#### [Written instruction]
Leaving out the pictures, retype all the material exactly.

#### [Available data]
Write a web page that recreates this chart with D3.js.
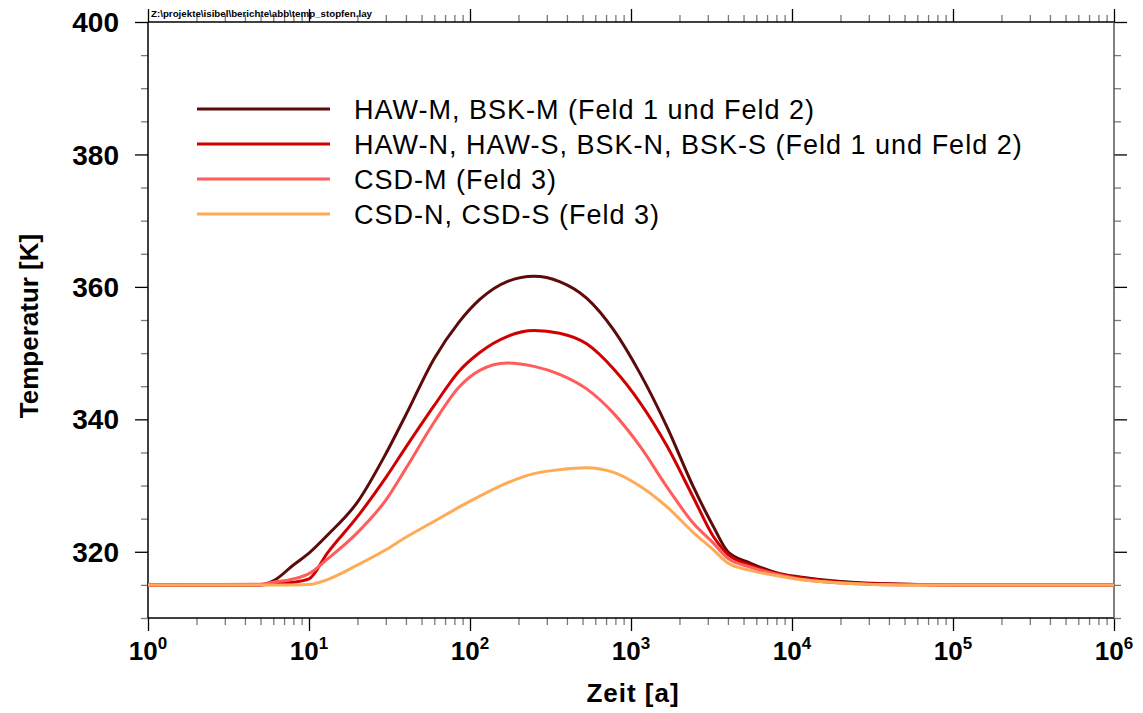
<!DOCTYPE html>
<html>
<head>
<meta charset="utf-8">
<script src="https://cdn.jsdelivr.net/npm/d3@7/dist/d3.min.js"></script>
<style>
  body { margin: 0; background: #fff; }
  text { font-family: "Liberation Sans", Arial, sans-serif; }
</style>
</head>
<body>
<div class="svg-container"></div>
<script>
// Zeit [a] (shared sampling grid for all curves)
var zeit = [1, 5, 6, 8, 10, 13, 20, 30, 40, 60, 85, 115, 170, 250, 360, 530, 780,
            1140, 1670, 2440, 3250, 4000, 5500, 8400, 11200, 20000, 50000, 1e5, 1e6];

// Temperatur [K]
var hawBskM   = [315, 315, 315.6, 318, 319.8, 322.5, 327.5, 334.8, 340.7, 349.2, 354.6, 358.1, 360.8, 361.6, 360.8, 358.3, 353.5,
                 346.9, 338.9, 329.8, 323.8, 320.0, 318.3, 316.7, 316.2, 315.5, 315.1, 315, 315];
var hawBskNS  = [315, 315, 315.2, 315.4, 315.9, 319.8, 325.3, 331.2, 335.8, 342.1, 347.2, 350.1, 352.5, 353.4, 353.0, 351.4, 347.6,
                 342.5, 336.0, 328.2, 322.3, 319.6, 318.0, 316.6, 316.1, 315.4, 315.1, 315, 315];
var csdM      = [315, 315.1, 315.4, 315.9, 316.7, 318.9, 322.9, 327.8, 332.6, 339.6, 344.8, 347.4, 348.5, 348.0, 346.8, 344.6, 340.9,
                 335.9, 329.8, 324.3, 321.3, 319.0, 317.7, 316.5, 315.9, 315.3, 315.0, 315, 315];
var csdNS     = [315, 315, 315, 315, 315.05, 315.8, 318.0, 320.3, 322.2, 324.6, 326.7, 328.4, 330.4, 331.8, 332.4, 332.7, 332.0,
                 329.9, 326.8, 322.9, 320.3, 318.3, 317.2, 316.3, 315.8, 315.3, 315.0, 315, 315];

var seriesNames = ["HAW-M, BSK-M (Feld 1 und Feld 2)",
                   "HAW-N, HAW-S, BSK-N, BSK-S (Feld 1 und Feld 2)",
                   "CSD-M (Feld 3)",
                   "CSD-N, CSD-S (Feld 3)"];
var seriesColors = ["#5c0a0a", "#d00000", "#ff5c5c", "#ffaa55"];
var seriesValues = [hawBskM, hawBskNS, csdM, csdNS];

var yMajorTicks = [320, 340, 360, 380, 400];
var xExponents = [0, 1, 2, 3, 4, 5, 6];

var svgWidth = 1143, svgHeight = 713;
var plot = {left: 148, right: 1114, top: 22, bottom: 618};

var svg = d3.select(".svg-container").append("svg")
  .attr("width", svgWidth)
  .attr("height", svgHeight);

var x = d3.scaleLog().domain([1, 1e6]).range([plot.left, plot.right]);
var y = d3.scaleLinear().domain([310, 400]).range([plot.bottom, plot.top]);

var majorX = xExponents.map(function(e){ return Math.pow(10, e); });
var minorX = [];
xExponents.slice(0, -1).forEach(function(e){
  for (var k = 2; k <= 9; k++) minorX.push(k * Math.pow(10, e));
});
var minorY = d3.range(310, 401, 5).filter(function(v){ return yMajorTicks.indexOf(v) < 0; });

function styleAxis(g, color) {
  g.select(".domain").remove();
  g.selectAll("line").attr("stroke", color).attr("stroke-width", 1.3);
}

// minor ticks (grey), then major ticks (black), on all four sides
var sides = [
  {axis: d3.axisBottom, scale: x, tr: "translate(0," + plot.bottom + ")", minor: minorX, major: majorX},
  {axis: d3.axisTop, scale: x, tr: "translate(0," + plot.top + ")", minor: minorX, major: majorX},
  {axis: d3.axisLeft, scale: y, tr: "translate(" + plot.left + ",0)", minor: minorY, major: yMajorTicks},
  {axis: d3.axisRight, scale: y, tr: "translate(" + plot.right + ",0)", minor: minorY, major: yMajorTicks}
];
sides.forEach(function(s){
  svg.append("g").attr("transform", s.tr)
    .call(s.axis(s.scale).tickValues(s.minor).tickSize(7).tickFormat(""))
    .call(styleAxis, "#7a7a7a");
  svg.append("g").attr("transform", s.tr)
    .call(s.axis(s.scale).tickValues(s.major).tickSize(13).tickFormat(""))
    .call(styleAxis, "#000");
});

// frame
svg.append("line").attr("x1", plot.left).attr("x2", plot.right).attr("y1", plot.top).attr("y2", plot.top)
  .attr("stroke", "#000").attr("stroke-width", 1.5);
svg.append("line").attr("x1", plot.left).attr("x2", plot.right).attr("y1", plot.bottom).attr("y2", plot.bottom)
  .attr("stroke", "#000").attr("stroke-width", 1.5);
svg.append("line").attr("x1", plot.left).attr("x2", plot.left).attr("y1", plot.top).attr("y2", plot.bottom)
  .attr("stroke", "#000").attr("stroke-width", 1.5);
svg.append("line").attr("x1", plot.right).attr("x2", plot.right).attr("y1", plot.top).attr("y2", plot.bottom)
  .attr("stroke", "#555").attr("stroke-width", 1.5);

// y tick labels
svg.append("g").selectAll("text").data(yMajorTicks)
  .enter().append("text")
  .attr("x", 119)
  .attr("y", function(d){ return y(d); })
  .attr("dy", "0.36em")
  .attr("text-anchor", "end")
  .attr("font-size", 28)
  .attr("font-weight", "bold")
  .text(function(d){ return d; });

// x tick labels 10^n
var xl = svg.append("g").selectAll("text").data(xExponents)
  .enter().append("text")
  .attr("x", function(d){ return x(Math.pow(10, d)); })
  .attr("y", 660)
  .attr("text-anchor", "middle")
  .attr("font-size", 26)
  .attr("font-weight", "bold");
xl.append("tspan").text("10");
xl.append("tspan").attr("dy", -11).attr("font-size", 17).text(function(d){ return d; });

// axis titles
svg.append("text")
  .attr("x", 633).attr("y", 702)
  .attr("text-anchor", "middle")
  .attr("font-size", 26)
  .attr("font-weight", "bold")
  .attr("letter-spacing", 1)
  .text("Zeit [a]");
svg.append("text")
  .attr("transform", "translate(38,326) rotate(-90)")
  .attr("text-anchor", "middle")
  .attr("font-size", 26)
  .attr("font-weight", "bold")
  .text("Temperatur [K]");

// file path label
svg.append("text")
  .attr("x", 151).attr("y", 17)
  .attr("font-size", 9.5)
  .attr("font-weight", "bold")
  .attr("textLength", 221)
  .attr("lengthAdjust", "spacingAndGlyphs")
  .text("Z:\\projekte\\isibel\\berichte\\abb\\temp_stopfen.lay");

// curves
var line = d3.line()
  .x(function(d){ return x(d[0]); })
  .y(function(d){ return y(d[1]); })
  .curve(d3.curveMonotoneX);

svg.append("g").attr("id", "g_lines").selectAll("path").data(seriesValues)
  .enter().append("path")
  .attr("d", function(vals){ return line(zeit.map(function(t, i){ return [t, vals[i]]; })); })
  .attr("fill", "none")
  .attr("stroke", function(d, i){ return seriesColors[i]; })
  .attr("stroke-width", 3)
  .attr("stroke-linejoin", "round");

// legend
var legend = svg.append("g").attr("id", "g_legend").selectAll("g").data(seriesNames)
  .enter().append("g")
  .attr("transform", function(d, i){ return "translate(0," + (109 + i * 35) + ")"; });
legend.append("line")
  .attr("x1", 197).attr("x2", 330)
  .attr("stroke", function(d, i){ return seriesColors[i]; })
  .attr("stroke-width", 3);
legend.append("text")
  .attr("x", 354)
  .attr("dy", "0.36em")
  .attr("font-size", 27)
  .attr("letter-spacing", 1)
  .text(function(d){ return d; });
</script>
</body>
</html>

#### [Exercise solution]
Write a web page that recreates this chart with D3.js.
<!DOCTYPE html>
<html>
<head>
<meta charset="utf-8">
<script src="https://cdn.jsdelivr.net/npm/d3@7/dist/d3.min.js"></script>
<style>
  body { margin: 0; background: #fff; }
  text { font-family: "Liberation Sans", Arial, sans-serif; }
</style>
</head>
<body>
<div class="svg-container"></div>
<script>
// Zeit [a] (shared sampling grid for all curves)
var zeit = [1, 5, 6, 8, 10, 13, 20, 30, 40, 60, 85, 115, 170, 250, 360, 530, 780,
            1140, 1670, 2440, 3250, 4000, 5500, 8400, 11200, 20000, 50000, 1e5, 1e6];

// Temperatur [K]
var hawBskM   = [315, 315, 315.6, 318, 319.8, 322.5, 327.5, 334.8, 340.7, 349.2, 354.6, 358.1, 360.8, 361.6, 360.8, 358.3, 353.5,
                 346.9, 338.9, 329.8, 323.8, 320.0, 318.3, 316.7, 316.2, 315.5, 315.1, 315, 315];
var hawBskNS  = [315, 315, 315.2, 315.4, 315.9, 319.8, 325.3, 331.2, 335.8, 342.1, 347.2, 350.1, 352.5, 353.4, 353.0, 351.4, 347.6,
                 342.5, 336.0, 328.2, 322.3, 319.6, 318.0, 316.6, 316.1, 315.4, 315.1, 315, 315];
var csdM      = [315, 315.1, 315.4, 315.9, 316.7, 318.9, 322.9, 327.8, 332.6, 339.6, 344.8, 347.4, 348.5, 348.0, 346.8, 344.6, 340.9,
                 335.9, 329.8, 324.3, 321.3, 319.0, 317.7, 316.5, 315.9, 315.3, 315.0, 315, 315];
var csdNS     = [315, 315, 315, 315, 315.05, 315.8, 318.0, 320.3, 322.2, 324.6, 326.7, 328.4, 330.4, 331.8, 332.4, 332.7, 332.0,
                 329.9, 326.8, 322.9, 320.3, 318.3, 317.2, 316.3, 315.8, 315.3, 315.0, 315, 315];

var seriesNames = ["HAW-M, BSK-M (Feld 1 und Feld 2)",
                   "HAW-N, HAW-S, BSK-N, BSK-S (Feld 1 und Feld 2)",
                   "CSD-M (Feld 3)",
                   "CSD-N, CSD-S (Feld 3)"];
var seriesColors = ["#5c0a0a", "#d00000", "#ff5c5c", "#ffaa55"];
var seriesValues = [hawBskM, hawBskNS, csdM, csdNS];

var yMajorTicks = [320, 340, 360, 380, 400];
var xExponents = [0, 1, 2, 3, 4, 5, 6];

var svgWidth = 1143, svgHeight = 713;
var plot = {left: 148, right: 1114, top: 22, bottom: 618};

var svg = d3.select(".svg-container").append("svg")
  .attr("width", svgWidth)
  .attr("height", svgHeight);

var x = d3.scaleLog().domain([1, 1e6]).range([plot.left, plot.right]);
var y = d3.scaleLinear().domain([310, 400]).range([plot.bottom, plot.top]);

var majorX = xExponents.map(function(e){ return Math.pow(10, e); });
var minorX = [];
xExponents.slice(0, -1).forEach(function(e){
  for (var k = 2; k <= 9; k++) minorX.push(k * Math.pow(10, e));
});
var minorY = d3.range(310, 401, 5).filter(function(v){ return yMajorTicks.indexOf(v) < 0; });

function styleAxis(g, color) {
  g.select(".domain").remove();
  g.selectAll("line").attr("stroke", color).attr("stroke-width", 1.3);
}

// minor ticks (grey), then major ticks (black), on all four sides
var sides = [
  {axis: d3.axisBottom, scale: x, tr: "translate(0," + plot.bottom + ")", minor: minorX, major: majorX},
  {axis: d3.axisTop, scale: x, tr: "translate(0," + plot.top + ")", minor: minorX, major: majorX},
  {axis: d3.axisLeft, scale: y, tr: "translate(" + plot.left + ",0)", minor: minorY, major: yMajorTicks},
  {axis: d3.axisRight, scale: y, tr: "translate(" + plot.right + ",0)", minor: minorY, major: yMajorTicks}
];
sides.forEach(function(s){
  svg.append("g").attr("transform", s.tr)
    .call(s.axis(s.scale).tickValues(s.minor).tickSize(7).tickFormat(""))
    .call(styleAxis, "#7a7a7a");
  svg.append("g").attr("transform", s.tr)
    .call(s.axis(s.scale).tickValues(s.major).tickSize(13).tickFormat(""))
    .call(styleAxis, "#000");
});

// frame
svg.append("line").attr("x1", plot.left).attr("x2", plot.right).attr("y1", plot.top).attr("y2", plot.top)
  .attr("stroke", "#000").attr("stroke-width", 1.5);
svg.append("line").attr("x1", plot.left).attr("x2", plot.right).attr("y1", plot.bottom).attr("y2", plot.bottom)
  .attr("stroke", "#000").attr("stroke-width", 1.5);
svg.append("line").attr("x1", plot.left).attr("x2", plot.left).attr("y1", plot.top).attr("y2", plot.bottom)
  .attr("stroke", "#000").attr("stroke-width", 1.5);
svg.append("line").attr("x1", plot.right).attr("x2", plot.right).attr("y1", plot.top).attr("y2", plot.bottom)
  .attr("stroke", "#555").attr("stroke-width", 1.5);

// y tick labels
svg.append("g").selectAll("text").data(yMajorTicks)
  .enter().append("text")
  .attr("x", 119)
  .attr("y", function(d){ return y(d); })
  .attr("dy", "0.36em")
  .attr("text-anchor", "end")
  .attr("font-size", 28)
  .attr("font-weight", "bold")
  .text(function(d){ return d; });

// x tick labels 10^n
var xl = svg.append("g").selectAll("text").data(xExponents)
  .enter().append("text")
  .attr("x", function(d){ return x(Math.pow(10, d)); })
  .attr("y", 660)
  .attr("text-anchor", "middle")
  .attr("font-size", 26)
  .attr("font-weight", "bold");
xl.append("tspan").text("10");
xl.append("tspan").attr("dy", -11).attr("font-size", 17).text(function(d){ return d; });

// axis titles
svg.append("text")
  .attr("x", 633).attr("y", 702)
  .attr("text-anchor", "middle")
  .attr("font-size", 26)
  .attr("font-weight", "bold")
  .attr("letter-spacing", 1)
  .text("Zeit [a]");
svg.append("text")
  .attr("transform", "translate(38,326) rotate(-90)")
  .attr("text-anchor", "middle")
  .attr("font-size", 26)
  .attr("font-weight", "bold")
  .text("Temperatur [K]");

// file path label
svg.append("text")
  .attr("x", 151).attr("y", 17)
  .attr("font-size", 9.5)
  .attr("font-weight", "bold")
  .attr("textLength", 221)
  .attr("lengthAdjust", "spacingAndGlyphs")
  .text("Z:\\projekte\\isibel\\berichte\\abb\\temp_stopfen.lay");

// curves
var line = d3.line()
  .x(function(d){ return x(d[0]); })
  .y(function(d){ return y(d[1]); })
  .curve(d3.curveMonotoneX);

svg.append("g").attr("id", "g_lines").selectAll("path").data(seriesValues)
  .enter().append("path")
  .attr("d", function(vals){ return line(zeit.map(function(t, i){ return [t, vals[i]]; })); })
  .attr("fill", "none")
  .attr("stroke", function(d, i){ return seriesColors[i]; })
  .attr("stroke-width", 3)
  .attr("stroke-linejoin", "round");

// legend
var legend = svg.append("g").attr("id", "g_legend").selectAll("g").data(seriesNames)
  .enter().append("g")
  .attr("transform", function(d, i){ return "translate(0," + (109 + i * 35) + ")"; });
legend.append("line")
  .attr("x1", 197).attr("x2", 330)
  .attr("stroke", function(d, i){ return seriesColors[i]; })
  .attr("stroke-width", 3);
legend.append("text")
  .attr("x", 354)
  .attr("dy", "0.36em")
  .attr("font-size", 27)
  .attr("letter-spacing", 1)
  .text(function(d){ return d; });
</script>
</body>
</html>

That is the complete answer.